On this day in 1985 E. B. White died at the age of eighty-six. Beyond the specific fame -- his "Notes and Comments" for The New Yorker; his "One Man's Meat" essays for Harper's; his children's books Stuart Little, Charlottte's Web and Trumpet of the Swan -- White is revered for his straight-talking and clear-saying, and his loathing of show-off prose. Not for nothing is Charlotte's ultimate web -- tribute to Wilbur, "Humble," nor is it chance that White was commissioned to edit several editions of William Strunk Jr.'s classic, The Elements of Style. Strunk used his book in his classes for sixteen years before it was published in 1935; White was one of his students, and one of the best at taking his advice: "Vigorous writing is concise. A sentence should contain no unnecessary words, a paragraph no unnecessary sentences, for the same reason that a drawing should have no unnecessary lines and a machine no unnecessary parts." And speaking of drawing, White has one other link to fame: it was he who convinced The New Yorker that the drawings by his friend and office-mate, James Thurber, should be going in the magazine instead of filling up White's waste basket.
Though connected to both the city and the magazine for much of his writing life, White's ambivalence towards being a New Yorker started early. In his late 20s he was buying into a summer camp in northern Ontario; by 1933 he and his wife Katharine Angell had purchased the forty-acre farm in North Brooklin, Maine that would become their summer and then full-time home, as they both became part-time writer-editors. White's often-quoted Here is New York "love letter" was published in the late 40s, but a decade earlier he had made his reasons for leaving the place clear, and more convincing:
A certain timbre of journalism and the stepping up of news, with the implication that the first duty of man is to discover everything that has just happened everywhere in the world.... The acceptance, by individual and state, of the ideal of publicity, as though the sheer condition of being noticed were the ultimate good.... It is a little hard to get on paper, but I smell something that doesn't smell good. There is a decivilizing bug somewhere at work; unconsciously persons of stern worth, by not resenting and resisting the small indignities of the times, are preparing themselves for the eventual acceptance of what they themselves know they don't want.
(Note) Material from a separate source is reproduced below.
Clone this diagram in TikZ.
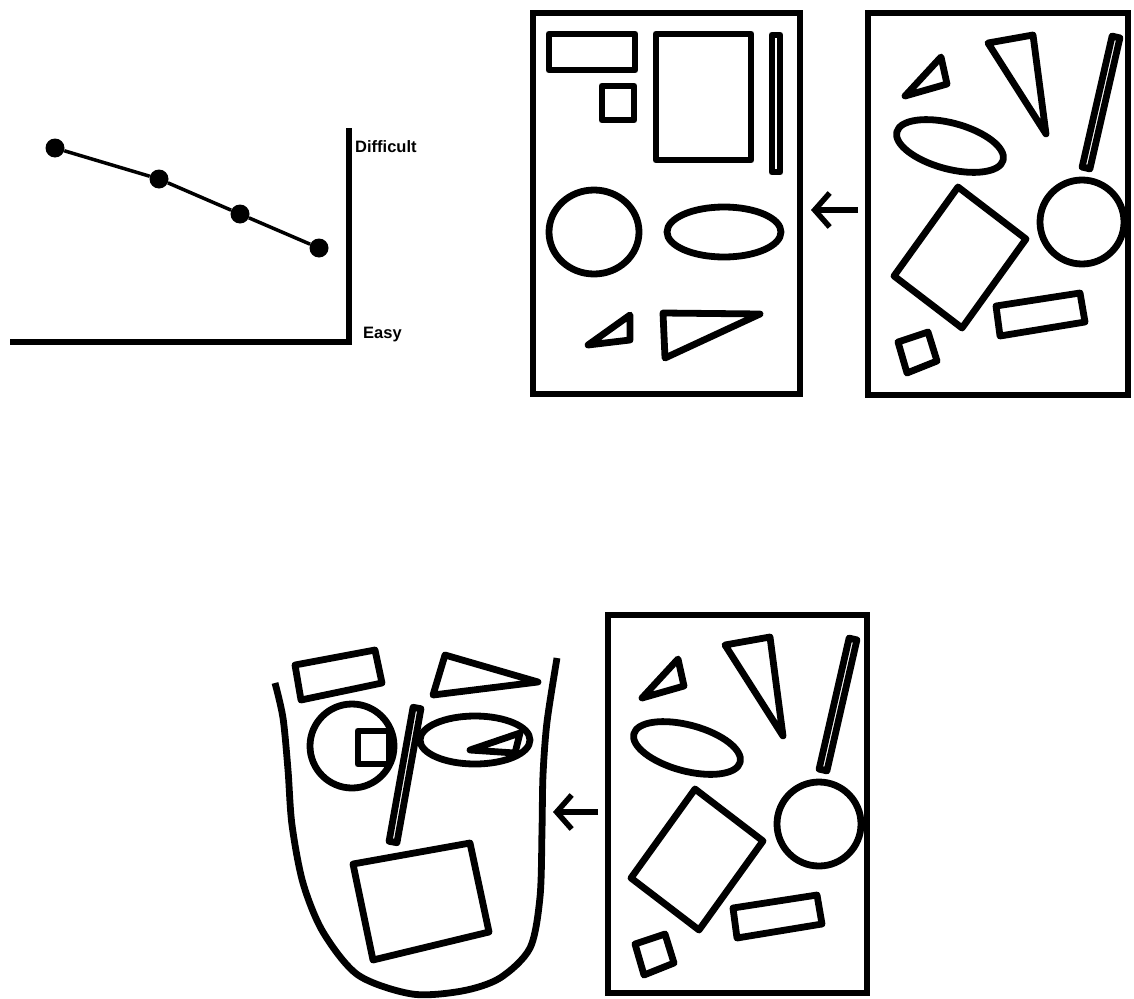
\documentclass[tikz,border=0pt]{standalone}
\usepackage{fontspec}
\setmainfont{Liberation Sans}
\usepackage{tikz}
\usetikzlibrary{positioning,calc,arrows.meta}

\tikzset{
  outline/.style={line width=6.8pt,line join=round},
  boxframe/.style={line width=6.8pt},
  dot/.style={circle,fill=black,inner sep=0pt,minimum size=19pt},
  axislabel/.style={inner sep=0pt,anchor=base west,font=\bfseries\fontsize{16.5}{16.5}\selectfont},
  arrowline/.style={line width=5.5pt,-{Straight Barb[length=15pt,width=34pt]}}
}

\newcommand{\thinbar}[2]{\draw[outline] ($#1!4pt!90:#2$) -- ($#2!4pt!-90:#1$) -- ($#2!4pt!90:#1$) -- ($#1!4pt!-90:#2$) -- cycle;}

\newcommand{\messyshapes}{
\draw[outline] (905,96) -- (941,57) -- (947,84) -- cycle;
\draw[outline] (988,43) -- (1033,35) -- (1046,134) -- cycle;
\thinbar{(1116,37)}{(1086,168)}
\draw[outline,rotate around={-15:(950,146)}] (950,146) ellipse [x radius=55,y radius=23];
\draw[outline] (958,187) -- (1026,239) -- (962,328) -- (894,276) -- cycle;
\draw[outline] (1082,222) circle [radius=42];
\draw[outline] (996,306) -- (1080,293) -- (1085,322) -- (1000,336) -- cycle;
\draw[outline] (898,342) -- (928,332) -- (937,361) -- (907,373) -- cycle;
}

\begin{document}
\begin{tikzpicture}[x=1pt,y=-1pt]
\useasboundingbox (0,0) rectangle (1134,998);

% graph
\draw[line width=5.5pt] (10,342) -- (349,342) -- (349,128);
\node(P1)   [dot] at (55,148)  {};
\node(P2)   [dot] at (159,179) {};
\node(P3)   [dot] at (240,214) {};
\node(P4)   [dot] at (319,248) {};
\draw[line width=3.5pt] (P1) -- (P2) -- (P3) -- (P4);
\node(DIFF) [axislabel] at (355,152) {Difficult};
\node(EASY) [axislabel] at (363,338) {Easy};

% sorted frame
\draw[boxframe] (533,13) rectangle (800,394);
\draw[outline] (549,34) rectangle (635,70);
\draw[outline] (602,86) rectangle (634,120);
\draw[outline] (656,34) rectangle (751,160);
\thinbar{(776,35)}{(776,172)}
\draw[outline] (594,232) ellipse [x radius=45,y radius=42];
\draw[outline] (724,232) ellipse [x radius=57,y radius=25];
\draw[outline] (588,345) -- (630,315) -- (630,340) -- cycle;
\draw[outline] (663,313) -- (760,314) -- (665,358) -- cycle;

% messy frames
\draw[boxframe] (868,13) rectangle (1128,395);
\messyshapes
\draw[boxframe] (608,615) rectangle (867,993);
\begin{scope}[shift={(-263,602)}]
\messyshapes
\end{scope}

\coordinate(ARRTOPA) at (858,210);
\coordinate(ARRTOPB) at (811,210);
\draw[arrowline] (ARRTOPA) -- (ARRTOPB);
\coordinate(ARRBOTA) at (598,812);
\coordinate(ARRBOTB) at (553,812);
\draw[arrowline] (ARRBOTA) -- (ARRBOTB);

% face
\draw[outline] plot[smooth] coordinates {(275,683) (283,718) (288,770) (292,825) (303,883) (323,932) (358,975) (412,994) (462,991) (500,978) (530,948) (540,897) (542,830) (543,775) (547,722) (557,658)};
\draw[outline] (295,665) -- (375,650) -- (382,683) -- (301,700) -- cycle;
\draw[outline] (445,655) -- (538,682) -- (433,695) -- cycle;
\draw[outline] (352,746) circle [radius=42];
\draw[outline] (358,731) rectangle (389,764);
\thinbar{(417,708)}{(393,842)}
\draw[outline] (475,740) ellipse [x radius=55,y radius=24];
\draw[outline] (470,750) -- (520,733) -- (515,753) -- cycle;
\draw[outline] (353,864) -- (470,843) -- (489,932) -- (373,960) -- cycle;
\end{tikzpicture}
\end{document}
Interviewed at the farm on his 70th birthday, White said he was only writing a little, and when he did "I wish instead I were doing what my dog is doing at this moment, rolling in something ripe he has found on the beach in order to take on its smell. His is such an easy, simple way to increase one's stature and enlarge one's personality." When asked what he cherished most in life, White replied: "When my wife's Aunt Caroline was in her nineties, she lived with us, and she once remarked: 'Remembrance is sufficient of the beauty we have seen.' I cherish the remembrance of the beauty I have seen. I cherish the grave, compulsive word."